Rajasthan: Tribal Party Wants Tsp Regions Off Honour Of Dead Bodies Act Ambit | Jaipur News

Jaipur: The newly formed Bharatiya Adivasi Party (BAP) has urged the state government to exempt Tribal Sub Plan (TSP) areas from the ambit of the Rajasthan Honour of Death Bodies Act signed by the Governor this week.
The party has said the law is against the traditional practices of the tribal populace and the spirit of Schedule V of the Indian Constitution. The tribal party is objecting to the provision in the Act that bans holding of protests using a dead body to get the demands fulfilled.
BAP said tribal areas have a centuries-old tradition of protesting with dead bodies to seek justice, which can be a monetary penalty if the death is unnatural. The tribal people call it ‘motana’ or ‘blood money’. The tradition has seen violent clashes and migration of families that fail to pay the blood money. The Act provides for imprisonment up to two years if a family refuses to take the body.

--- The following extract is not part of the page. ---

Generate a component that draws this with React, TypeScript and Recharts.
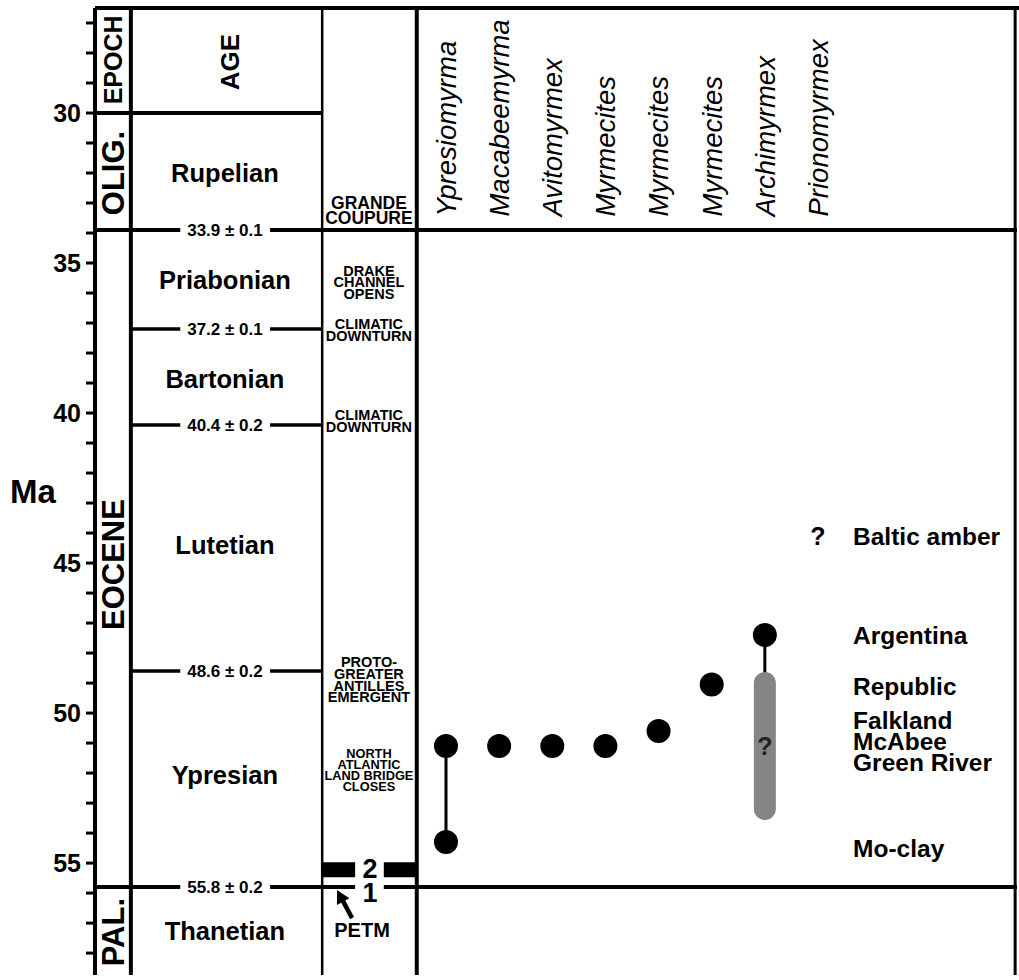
import React from "react";
import { ScatterChart, Scatter, XAxis, YAxis, ReferenceLine, ReferenceArea } from "recharts";

const FONT = '"Liberation Sans", Arial, Helvetica, sans-serif';

// y axis (Ma) ticks
const MA_TICKS = [27, 28, 29, 30, 31, 32, 33, 34, 35, 36, 37, 38, 39, 40, 41, 42, 43, 44, 45, 46, 47, 48, 49, 50, 51, 52, 53, 54, 55, 56, 57, 58];

// taxa columns (x = column index)
const TAXA = ["Ypresiomyrma", "Macabeemyrma", "Avitomyrmex", "Myrmecites", "Myrmecites", "Myrmecites", "Archimyrmex", "Prionomyrmex"];
const FOSSIL_COL = [0, 0, 1, 2, 3, 4, 5, 6];
const FOSSIL_MA = [51.1, 54.3, 51.1, 51.1, 51.1, 50.6, 49.05, 47.4];
const YPRESIO_RANGE = [51.1, 54.3];
const ARCHI_STEM = [47.4, 48.7];
const ARCHI_UNCERTAIN = [49.0, 53.2];
const QUERY_COL = [6, 7];
const QUERY_MA = [51.1, 44.1];

// fossil sites on the right
const SITES = ["Baltic amber", "Argentina", "Republic", "Falkland", "McAbee", "Green River", "Mo-clay"];
const SITE_MA = [44.1, 47.4, 49.1, 50.25, 50.95, 51.65, 54.5];

// time scale
const STAGES = ["Rupelian", "Priabonian", "Bartonian", "Lutetian", "Ypresian", "Thanetian"];
const STAGE_MA = [32.0, 35.55, 38.85, 44.4, 52.05, 57.25];
const BOUNDARY_MA = [33.9, 37.2, 40.4, 48.6, 55.8];
const BOUNDARY_LABELS = ["33.9 ± 0.1", "37.2 ± 0.1", "40.4 ± 0.2", "48.6 ± 0.2", "55.8 ± 0.2"];
const EPOCHS = ["OLIG.", "EOCENE", "PAL."];
const EPOCH_MA = [32.0, 45.05, 57.3];

// events column
const EVENTS = ["DRAKE\nCHANNEL\nOPENS", "CLIMATIC\nDOWNTURN", "CLIMATIC\nDOWNTURN", "PROTO-\nGREATER\nANTILLES\nEMERGENT", "NORTH\nATLANTIC\nLAND BRIDGE\nCLOSES"];
const EVENT_MA = [35.64, 37.23, 40.25, 48.88, 51.9];

// layout of the table, in column units
const X_MIN = -6.605;
const X_MAX = 10.745;
const Y_MIN = 26.5;
const Y_MAX = 58.73;
const COL_EPOCH_MID = -6.27;
const COL_AGE_L = -5.93;
const COL_AGE_MID = -4.16;
const AGE_GAP_L = -5.0;
const AGE_GAP_R = -3.31;
const COL_EVENT_L = -2.33;
const COL_EVENT_MID = -1.45;
const EVENT_GAP_L = -1.71;
const EVENT_GAP_R = -1.17;
const COL_TAXA_L = -0.55;
const COL_RIGHT = 10.71;
const COL_SITE = 7.66;

const fossils = FOSSIL_COL.map((col, i) => ({ col, ma: FOSSIL_MA[i] }));
const taxaHeads = TAXA.map((name, i) => ({ col: i, ma: 33.45, text: name }));
const sites = SITES.map((text, i) => ({ col: COL_SITE, ma: SITE_MA[i], text }));
const queries = QUERY_COL.map((col, i) => ({ col, ma: QUERY_MA[i], text: "?" }));
const stages = STAGES.map((text, i) => ({ col: COL_AGE_MID, ma: STAGE_MA[i], text }));
const bounds = BOUNDARY_LABELS.map((text, i) => ({ col: COL_AGE_MID, ma: BOUNDARY_MA[i], text }));
const epochs = EPOCHS.map((text, i) => ({ col: COL_EPOCH_MID, ma: EPOCH_MA[i], text }));
const events = EVENTS.map((text, i) => ({ col: COL_EVENT_MID, ma: EVENT_MA[i], text }));

const textShape = (size: number, opts: any = {}) => (p: any) => {
  const lines: string[] = String(p.payload.text).split("\n");
  const lh = opts.lineHeight ?? size;
  const top = p.cy - ((lines.length - 1) * lh) / 2;
  const rot = opts.rotate ? `rotate(-90, ${p.cx}, ${p.cy})` : undefined;
  return (
    <text
      x={p.cx}
      y={top}
      transform={rot}
      textAnchor={opts.anchor ?? "middle"}
      fontFamily={FONT}
      fontSize={size}
      fontWeight={opts.weight ?? "bold"}
      fontStyle={opts.italic ? "italic" : "normal"}
      fill={opts.fill ?? "#000"}
    >
      {lines.map((l, i) => (
        <tspan key={i} x={p.cx} y={top + i * lh} dy="0.36em">
          {l}
        </tspan>
      ))}
    </text>
  );
};

const seg = (x1: number, y1: number, x2: number, y2: number, w: number, key: string, extra: any = {}) => (
  <ReferenceLine
    key={key}
    segment={[{ x: x1, y: y1 }, { x: x2, y: y2 }]}
    stroke="#000"
    strokeWidth={w}
    ifOverflow="visible"
    {...extra}
  />
);

const arrowShape = (p: any) => {
  const { cx, cy } = p;
  return (
    <g>
      <line x1={cx + 6} y1={cy + 11} x2={cx + 15} y2={cy + 28} stroke="#000" strokeWidth={4.5} />
      <polygon points={`${cx},${cy} ${cx + 12.3},${cy + 8.2} ${cx - 0.1},${cy + 14.8}`} fill="#000" />
    </g>
  );
};

export default function App() {
  const lines: any[] = [];
  // outer frame and column separators
  lines.push(seg(X_MIN, Y_MIN, X_MAX + 0.04, Y_MIN, 4, "top"));
  lines.push(seg(COL_AGE_L, Y_MIN, COL_AGE_L, Y_MAX, 4, "vAge"));
  lines.push(seg(COL_EVENT_L, Y_MIN, COL_EVENT_L, Y_MAX, 2.5, "vEvt"));
  lines.push(seg(COL_TAXA_L, Y_MIN, COL_TAXA_L, Y_MAX, 4, "vTaxa"));
  lines.push(seg(COL_RIGHT, Y_MIN, COL_RIGHT, Y_MAX, 3, "vRight"));
  lines.push(seg(X_MIN, 30, COL_EVENT_L, 30, 4, "h30"));
  // stage boundaries
  lines.push(seg(X_MIN, 33.9, AGE_GAP_L, 33.9, 4, "b339a"));
  lines.push(seg(AGE_GAP_R, 33.9, X_MAX, 33.9, 4, "b339b"));
  [37.2, 40.4, 48.6].forEach((m) => {
    lines.push(seg(COL_AGE_L, m, AGE_GAP_L, m, 3.5, `b${m}a`));
    lines.push(seg(AGE_GAP_R, m, COL_EVENT_L, m, 3.5, `b${m}b`));
  });
  lines.push(seg(X_MIN, 55.8, AGE_GAP_L, 55.8, 4, "b558a"));
  lines.push(seg(AGE_GAP_R, 55.8, EVENT_GAP_L, 55.8, 4, "b558b"));
  lines.push(seg(EVENT_GAP_R, 55.8, X_MAX, 55.8, 4, "b558c"));
  // taxon ranges
  lines.push(seg(0, YPRESIO_RANGE[0], 0, YPRESIO_RANGE[1], 3, "ypr"));
  lines.push(seg(6, ARCHI_STEM[0], 6, ARCHI_STEM[1], 3, "archStem"));
  lines.push(
    seg(6, ARCHI_UNCERTAIN[0], 6, ARCHI_UNCERTAIN[1], 22, "archBar", { stroke: "#858585", strokeLinecap: "round" })
  );

  return (
    <div style={{ position: "absolute", left: 0, top: 0, background: "#fff" }}>
      <ScatterChart width={1019} height={980} margin={{ top: 8, right: 2, bottom: 5, left: 8 }}>
        <XAxis type="number" dataKey="col" domain={[X_MIN, X_MAX]} allowDataOverflow hide />
        <YAxis
          type="number"
          dataKey="ma"
          domain={[Y_MIN, Y_MAX]}
          allowDataOverflow
          reversed
          width={87}
          ticks={MA_TICKS}
          interval={0}
          tickFormatter={(v: number) => (v % 5 === 0 ? String(v) : "")}
          tickSize={9}
          tickMargin={5}
          axisLine={{ stroke: "#000", strokeWidth: 4 }}
          tickLine={{ stroke: "#000", strokeWidth: 3 }}
          tick={{ fontSize: 25, fontWeight: "bold", fill: "#000", fontFamily: FONT }}
          label={{
            value: "Ma",
            position: "insideLeft",
            offset: 2,
            style: { fontSize: 33, fontWeight: "bold", fill: "#000", fontFamily: FONT, textAnchor: "start" },
          }}
        />
        {lines}
        <ReferenceArea x1={COL_EVENT_L} x2={EVENT_GAP_L} y1={54.97} y2={55.47} fill="#000" fillOpacity={1} stroke="none" ifOverflow="visible" />
        <ReferenceArea x1={EVENT_GAP_R} x2={COL_TAXA_L} y1={54.97} y2={55.47} fill="#000" fillOpacity={1} stroke="none" ifOverflow="visible" />

        <Scatter data={fossils} isAnimationActive={false} shape={(p: any) => <circle cx={p.cx} cy={p.cy} r={12} fill="#000" />} />
        <Scatter data={[queries[0]]} isAnimationActive={false} shape={textShape(25, { fill: "#222" })} />
        <Scatter data={[queries[1]]} isAnimationActive={false} shape={textShape(25)} />
        <Scatter data={taxaHeads} isAnimationActive={false} shape={textShape(27.5, { rotate: true, anchor: "start", italic: true, weight: "normal" })} />
        <Scatter data={sites} isAnimationActive={false} shape={textShape(24.5, { anchor: "start" })} />
        <Scatter data={stages} isAnimationActive={false} shape={textShape(25.5)} />
        <Scatter data={bounds} isAnimationActive={false} shape={textShape(17)} />
        <Scatter data={epochs} isAnimationActive={false} shape={textShape(31, { rotate: true })} />
        <Scatter data={[{ col: COL_EPOCH_MID, ma: 28.23, text: "EPOCH" }]} isAnimationActive={false} shape={textShape(25, { rotate: true })} />
        <Scatter data={[{ col: -4.08, ma: 28.3, text: "AGE" }]} isAnimationActive={false} shape={textShape(26, { rotate: true })} />
        <Scatter data={[{ col: COL_EVENT_MID, ma: 33.25, text: "GRANDE\nCOUPURE" }]} isAnimationActive={false} shape={textShape(17.5, { lineHeight: 15 })} />
        <Scatter data={events.slice(0, 4)} isAnimationActive={false} shape={textShape(14.5, { lineHeight: 11.8 })} />
        <Scatter data={events.slice(4)} isAnimationActive={false} shape={textShape(12.8, { lineHeight: 11 })} />
        <Scatter data={[{ col: -1.43, ma: 55.17, text: "2" }, { col: -1.43, ma: 55.97, text: "1" }]} isAnimationActive={false} shape={textShape(27)} />
        <Scatter data={[{ col: -1.58, ma: 57.23, text: "PETM" }]} isAnimationActive={false} shape={textShape(20)} />
        <Scatter data={[{ col: -2.05, ma: 55.9 }]} isAnimationActive={false} shape={arrowShape} />
      </ScatterChart>
    </div>
  );
}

“Existing criminal codes like CrPC and IPC have been used as an instrument to suppress tribals across the country. They have failed to give a sense of justice, especially when the perpetrator is a non-tribal. Even if police stations are opened at every gram panchayat, the prevalent prejudice in society prevents justice to the tribals. Our party’s clear view is that this Act violates our cultural ethos and is against the rights given to us by the Constitution. It will face strong opposition,” said Saghwara MLA and BAP national member Ram Prasad Dindor.
Justifying the practice of blood money by protesting with a dead body, another BAP national member and MLA, Chorasi Rajkumar Roat, told TOI, “Can a wife whose husband was murdered seek justice through the existing legal process which guarantees her neither compensation nor justice? She has full right to protest with the body and seek compensation with her family’s support. How can you criminalise our deeply rooted traditional system?” The protest with the body can last for 15-20 days till the demands are fulfilled, he added.
UDH minister Shanti Dhariwal had said in the assembly that 82 incidents of families protesting by sitting next to the dead bodies of their kin were reported between 2014 and 2018, which resulted in 30 police cases. Activists say the actual figures could be much higher as many of such cases stay unreported.